Om nom NUMA

While tuning BIOS settings on my old workstation PC with two CPU sockets, I noticed a setting I hadn’t touched in a long time if ever — the “memory interleaving mode” could be tuned for either SMP or NUMA, and was set on SMP.

What… what does that mean? SMP is Symmetric Multi-Processing and I’ve heard that term since ages past in Linux-land for handling multiple CPUs and cores. NUMA is just some server thing right?

So… NUMA is Non-Uniform Memory Access, and here specifically refers to the fact that each CPU socket has its own connection to its share of system memory that’s slightly faster than accessing the same memory through the other CPU socket.

With the BIOS’s memory interleave mode set to NUMA, that speed differential is exposed to the operating system, and memory from each processor is assigned to a separate region of physical memory addressing. This means the OS can assign memory and processor time to any given process optimized for speed as much as possible, only slowing down if a given process runs out of stuff fitting on one socket. Cool right?

Meanwhile with it set to SMP, the memory is laid out interleaved, so any given piece of memory might be fast, or it might be slow. Lame right?

So.

I tried it for fun, on Linux and Windows both and at first didn’t see much difference. Using valgrind’s “cachegrind” tool confirmed that the things I was testing (PHP in a tight interpreter loop, or PNG compression) were mostly working in-cache and so memory latency wasn’t a big deal, and memory bandwidth is nooooowhere near being saturated.

Then I found a case where NUMA mode fell down badly: multithreaded app with more threads than physical CPU cores on a single socket.

Running my PNG compression tests at 1, 2, 4, or 16 threads ran about as fast with SMP or NUMA mode. But at 8, there was a big dip in speed.

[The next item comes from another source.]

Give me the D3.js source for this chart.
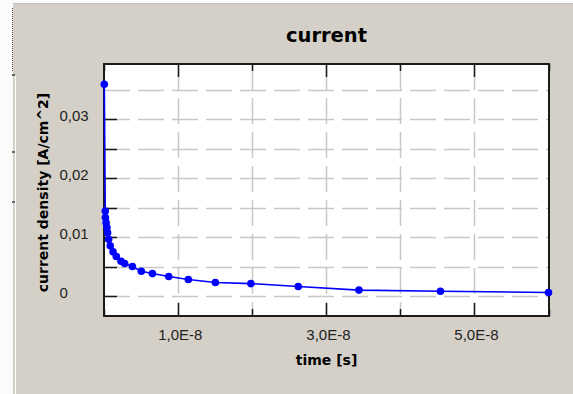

Since I have 2x quad-core processors with hyper-threading, the layout is:

  • 2 sockets
    • 4 cores per socket
      • 2 threads per core

SMP mode assigns threads to logical processors like this:

  • 1 thread – runs on either socket
  • 2 threads – one on each socket
  • 4 threads – two on each socket, on separate cores
  • 8 threads – four on each socket, on separate cores
  • 16 threads – eight on each socket, packing all cores’ threads

NUMA mode prefers to group them together, because they’re all in a single process:

  • 1 thread – runs on either socket
  • 2 threads – two on one socket, on separate cores
  • 4 threads – four on one socket, on separate cores
  • 8 threads – eight on one socket, packing all cores’ threads
  • 16 threads – eight on each socket, packing all cores’ threads

Now we see the problem! Because Hyper-Threading shares execution resources between the two threads of each core, you don’t get as much work done when both threads are packed.

If I hadn’t had Hyper-Threading on, 8 threads would’ve scaled better but it wouldn’t be able to run 16 (at a sllliiiggghhhtt speed boost) anymore.

Putting it back on SMP mode for now. For a system that’s always under full load NUMA is theoretically superior, but it interacts with Hyper-Threading weirdly for my up-and-down desktop/workstation workload.